▸ **Task description**: Please write the listing below out again exactly, leaving every picture behind.

↓↓↓

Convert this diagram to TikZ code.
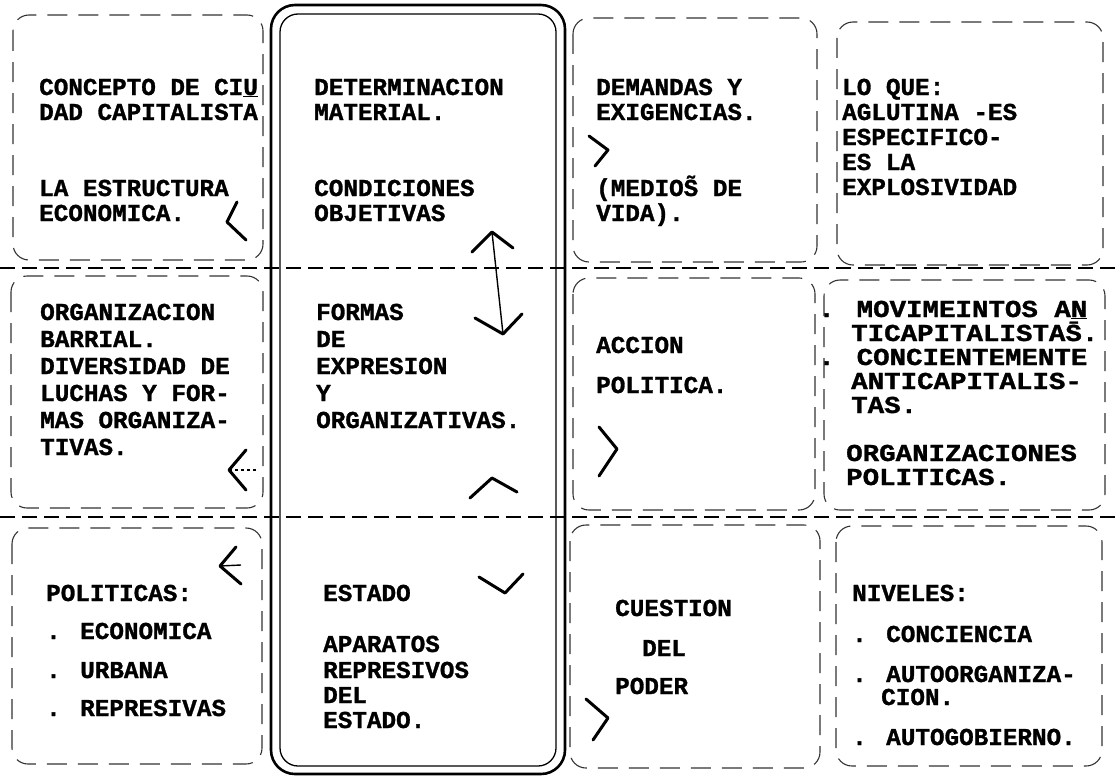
\documentclass[tikz,border=0pt]{standalone}
\usepackage{fontspec}
\newfontfamily\twfont{Liberation Mono}[FakeBold=1.2]
\newcommand\tyl[4]{\node[tw] (#1) at (#2,{#3+7}) {#4};}
\newcommand\wyl[4]{\node[tw] (#1) at (#2,{#3+7}) {\scalebox{1.13}[1]{#4}};}
\begin{document}
\begin{tikzpicture}[x=1pt,y=-1pt,
  tw/.style={font=\twfont\bfseries\fontsize{24.3}{25}\selectfont, inner sep=0pt, anchor=base west},
  dbox/.style={draw=black!80, line width=1.1pt, rounded corners=16pt, dash pattern=on 20pt off 11pt},
  sep/.style={draw, line width=1.8pt, dash pattern=on 15pt off 7pt},
  chev/.style={draw, line width=3pt, line cap=round, line join=round},
  stem/.style={draw, line width=1.4pt},
  wall/.style={draw, line width=2.6pt, rounded corners=24pt},
  wallin/.style={draw, line width=1.3pt, rounded corners=18pt}]
\useasboundingbox (0,0) rectangle (1115,776);

% row separators
\draw[sep] (0,268) -- (1115,268);
\draw[sep] (0,517) -- (1115,517);

% dashed boxes
\draw[dbox] (13,15) rectangle (263,260);
\draw[dbox] (573,18) rectangle (817,262);
\draw[dbox] (837,22) rectangle (1103,265);
\draw[dbox] (11,276) rectangle (263,508);
\draw[dbox] (573,278) rectangle (815,510);
\draw[dbox] (824,280) rectangle (1105,510);
\draw[dbox] (12,528) rectangle (262,764);
\draw[dbox] (570,525) rectangle (820,768);
\draw[dbox] (836,526) rectangle (1102,766);

% central double-walled box
\draw[wall] (271,5) rectangle (565,774);
\draw[wallin] (280,14) rectangle (556,766);

% ---- row 1 texts
\tyl{a1}{39}{88}{CONCEPTO DE CI\underline{U}}
\tyl{a2}{39}{113}{DAD CAPITALISTA}
\tyl{a3}{39}{189}{LA ESTRUCTURA}
\tyl{a4}{39}{214}{ECONOMICA.}
\tyl{b1}{314}{88}{DETERMINACION}
\tyl{b2}{314}{113}{MATERIAL.}
\tyl{b3}{314}{189}{CONDICIONES}
\tyl{b4}{314}{214}{OBJETIVAS}
\tyl{c1}{596}{88}{DEMANDAS Y}
\tyl{c2}{596}{113}{EXIGENCIAS.}
\tyl{c3}{596}{189}{(MEDIO\~{S} DE}
\tyl{c4}{596}{214}{VIDA).}
\tyl{d1}{842}{88}{LO QUE:}
\tyl{d2}{842}{113}{AGLUTINA -ES}
\tyl{d3}{842}{138}{ESPECIFICO-}
\tyl{d4}{842}{163}{ES LA}
\tyl{d5}{842}{188}{EXPLOSIVIDAD}

% ---- row 2 texts
\tyl{e1}{40}{313}{ORGANIZACION}
\tyl{e2}{40}{340}{BARRIAL.}
\tyl{e3}{40}{367}{DIVERSIDAD DE}
\tyl{e4}{40}{394}{LUCHAS Y FOR-}
\tyl{e5}{40}{421}{MAS ORGANIZA-}
\tyl{e6}{40}{448}{TIVAS.}
\tyl{f1}{316}{313}{FORMAS}
\tyl{f2}{316}{340}{DE}
\tyl{f3}{316}{367}{EXPRESION}
\tyl{f4}{316}{394}{Y}
\tyl{f5}{316}{421}{ORGANIZATIVAS.}
\tyl{g1}{596}{346}{ACCION}
\tyl{g2}{596}{386}{POLITICA.}
\wyl{h1}{818}{310}{. MOVIMEINTOS A\underline{N}}
\wyl{h2}{851}{334}{TICAPITALISTA\={S}.}
\wyl{h3}{818}{358}{. CONCIENTEMENTE}
\wyl{h4}{851}{382}{ANTICAPITALIS-}
\wyl{h5}{851}{406}{TAS.}
\wyl{h6}{846}{454}{ORGANIZACIONES}
\wyl{h7}{846}{478}{POLITICAS.}

% ---- row 3 texts
\tyl{i1}{46}{594}{POLITICAS:}
\tyl{i2}{46}{632}{. ECONOMICA}
\tyl{i3}{46}{671}{. URBANA}
\tyl{i4}{46}{709}{. REPRESIVAS}
\tyl{j1}{323}{594}{ESTADO}
\tyl{j2}{323}{645}{APARATOS}
\tyl{j3}{323}{671}{REPRESIVOS}
\tyl{j4}{323}{696}{DEL}
\tyl{j5}{323}{721}{ESTADO.}
\tyl{k1}{615}{609}{CUESTION}
\tyl{k2}{642}{649}{DEL}
\tyl{k3}{615}{687}{PODER}
\tyl{l1}{852}{594}{NIVELES:}
\tyl{l2}{852}{635}{. CONCIENCIA}
\tyl{l3}{852}{675}{. AUTOORGANIZA-}
\tyl{l4}{881}{698}{CION.}
\tyl{l5}{852}{738}{. AUTOGOBIERNO.}

% ---- chevrons
% row 1
\draw[chev] (237,202) -- (227,222) -- (246,240);
\coordinate (up1) at (492,232);
\coordinate (dn1) at (503,334);
\draw[chev] (472,252) -- (up1) -- (513,248);
\draw[stem] (up1) -- (dn1);
\draw[chev] (589,136) -- (608,150) -- (595,166);
% row 2
\draw[chev] (475,318) -- (dn1) -- (522,314);
\coordinate (lt2) at (229,470);
\coordinate (lt2e) at (258,470);
\draw[chev] (246,450) -- (lt2) -- (246,490);
\draw[stem, dashed] (lt2) -- (lt2e);
\draw[chev] (470,498) -- (492,478) -- (517,492);
\draw[chev] (599,427) -- (617,449) -- (599,476);
% row 3
\coordinate (lt3) at (220,566);
\coordinate (lt3e) at (241,565);
\draw[chev] (236,547) -- (lt3) -- (241,584);
\draw[stem] (lt3) -- (lt3e);
\draw[chev] (479,577) -- (505,593) -- (523,574);
\draw[chev] (586,699) -- (608,718) -- (593,740);
\end{tikzpicture}
\end{document}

↑↑↑

▸ **Complete response**:
Convert this diagram to TikZ code.
\documentclass[tikz,border=0pt]{standalone}
\usepackage{fontspec}
\newfontfamily\twfont{Liberation Mono}[FakeBold=1.2]
\newcommand\tyl[4]{\node[tw] (#1) at (#2,{#3+7}) {#4};}
\newcommand\wyl[4]{\node[tw] (#1) at (#2,{#3+7}) {\scalebox{1.13}[1]{#4}};}
\begin{document}
\begin{tikzpicture}[x=1pt,y=-1pt,
  tw/.style={font=\twfont\bfseries\fontsize{24.3}{25}\selectfont, inner sep=0pt, anchor=base west},
  dbox/.style={draw=black!80, line width=1.1pt, rounded corners=16pt, dash pattern=on 20pt off 11pt},
  sep/.style={draw, line width=1.8pt, dash pattern=on 15pt off 7pt},
  chev/.style={draw, line width=3pt, line cap=round, line join=round},
  stem/.style={draw, line width=1.4pt},
  wall/.style={draw, line width=2.6pt, rounded corners=24pt},
  wallin/.style={draw, line width=1.3pt, rounded corners=18pt}]
\useasboundingbox (0,0) rectangle (1115,776);

% row separators
\draw[sep] (0,268) -- (1115,268);
\draw[sep] (0,517) -- (1115,517);

% dashed boxes
\draw[dbox] (13,15) rectangle (263,260);
\draw[dbox] (573,18) rectangle (817,262);
\draw[dbox] (837,22) rectangle (1103,265);
\draw[dbox] (11,276) rectangle (263,508);
\draw[dbox] (573,278) rectangle (815,510);
\draw[dbox] (824,280) rectangle (1105,510);
\draw[dbox] (12,528) rectangle (262,764);
\draw[dbox] (570,525) rectangle (820,768);
\draw[dbox] (836,526) rectangle (1102,766);

% central double-walled box
\draw[wall] (271,5) rectangle (565,774);
\draw[wallin] (280,14) rectangle (556,766);

% ---- row 1 texts
\tyl{a1}{39}{88}{CONCEPTO DE CI\underline{U}}
\tyl{a2}{39}{113}{DAD CAPITALISTA}
\tyl{a3}{39}{189}{LA ESTRUCTURA}
\tyl{a4}{39}{214}{ECONOMICA.}
\tyl{b1}{314}{88}{DETERMINACION}
\tyl{b2}{314}{113}{MATERIAL.}
\tyl{b3}{314}{189}{CONDICIONES}
\tyl{b4}{314}{214}{OBJETIVAS}
\tyl{c1}{596}{88}{DEMANDAS Y}
\tyl{c2}{596}{113}{EXIGENCIAS.}
\tyl{c3}{596}{189}{(MEDIO\~{S} DE}
\tyl{c4}{596}{214}{VIDA).}
\tyl{d1}{842}{88}{LO QUE:}
\tyl{d2}{842}{113}{AGLUTINA -ES}
\tyl{d3}{842}{138}{ESPECIFICO-}
\tyl{d4}{842}{163}{ES LA}
\tyl{d5}{842}{188}{EXPLOSIVIDAD}

% ---- row 2 texts
\tyl{e1}{40}{313}{ORGANIZACION}
\tyl{e2}{40}{340}{BARRIAL.}
\tyl{e3}{40}{367}{DIVERSIDAD DE}
\tyl{e4}{40}{394}{LUCHAS Y FOR-}
\tyl{e5}{40}{421}{MAS ORGANIZA-}
\tyl{e6}{40}{448}{TIVAS.}
\tyl{f1}{316}{313}{FORMAS}
\tyl{f2}{316}{340}{DE}
\tyl{f3}{316}{367}{EXPRESION}
\tyl{f4}{316}{394}{Y}
\tyl{f5}{316}{421}{ORGANIZATIVAS.}
\tyl{g1}{596}{346}{ACCION}
\tyl{g2}{596}{386}{POLITICA.}
\wyl{h1}{818}{310}{. MOVIMEINTOS A\underline{N}}
\wyl{h2}{851}{334}{TICAPITALISTA\={S}.}
\wyl{h3}{818}{358}{. CONCIENTEMENTE}
\wyl{h4}{851}{382}{ANTICAPITALIS-}
\wyl{h5}{851}{406}{TAS.}
\wyl{h6}{846}{454}{ORGANIZACIONES}
\wyl{h7}{846}{478}{POLITICAS.}

% ---- row 3 texts
\tyl{i1}{46}{594}{POLITICAS:}
\tyl{i2}{46}{632}{. ECONOMICA}
\tyl{i3}{46}{671}{. URBANA}
\tyl{i4}{46}{709}{. REPRESIVAS}
\tyl{j1}{323}{594}{ESTADO}
\tyl{j2}{323}{645}{APARATOS}
\tyl{j3}{323}{671}{REPRESIVOS}
\tyl{j4}{323}{696}{DEL}
\tyl{j5}{323}{721}{ESTADO.}
\tyl{k1}{615}{609}{CUESTION}
\tyl{k2}{642}{649}{DEL}
\tyl{k3}{615}{687}{PODER}
\tyl{l1}{852}{594}{NIVELES:}
\tyl{l2}{852}{635}{. CONCIENCIA}
\tyl{l3}{852}{675}{. AUTOORGANIZA-}
\tyl{l4}{881}{698}{CION.}
\tyl{l5}{852}{738}{. AUTOGOBIERNO.}

% ---- chevrons
% row 1
\draw[chev] (237,202) -- (227,222) -- (246,240);
\coordinate (up1) at (492,232);
\coordinate (dn1) at (503,334);
\draw[chev] (472,252) -- (up1) -- (513,248);
\draw[stem] (up1) -- (dn1);
\draw[chev] (589,136) -- (608,150) -- (595,166);
% row 2
\draw[chev] (475,318) -- (dn1) -- (522,314);
\coordinate (lt2) at (229,470);
\coordinate (lt2e) at (258,470);
\draw[chev] (246,450) -- (lt2) -- (246,490);
\draw[stem, dashed] (lt2) -- (lt2e);
\draw[chev] (470,498) -- (492,478) -- (517,492);
\draw[chev] (599,427) -- (617,449) -- (599,476);
% row 3
\coordinate (lt3) at (220,566);
\coordinate (lt3e) at (241,565);
\draw[chev] (236,547) -- (lt3) -- (241,584);
\draw[stem] (lt3) -- (lt3e);
\draw[chev] (479,577) -- (505,593) -- (523,574);
\draw[chev] (586,699) -- (608,718) -- (593,740);
\end{tikzpicture}
\end{document}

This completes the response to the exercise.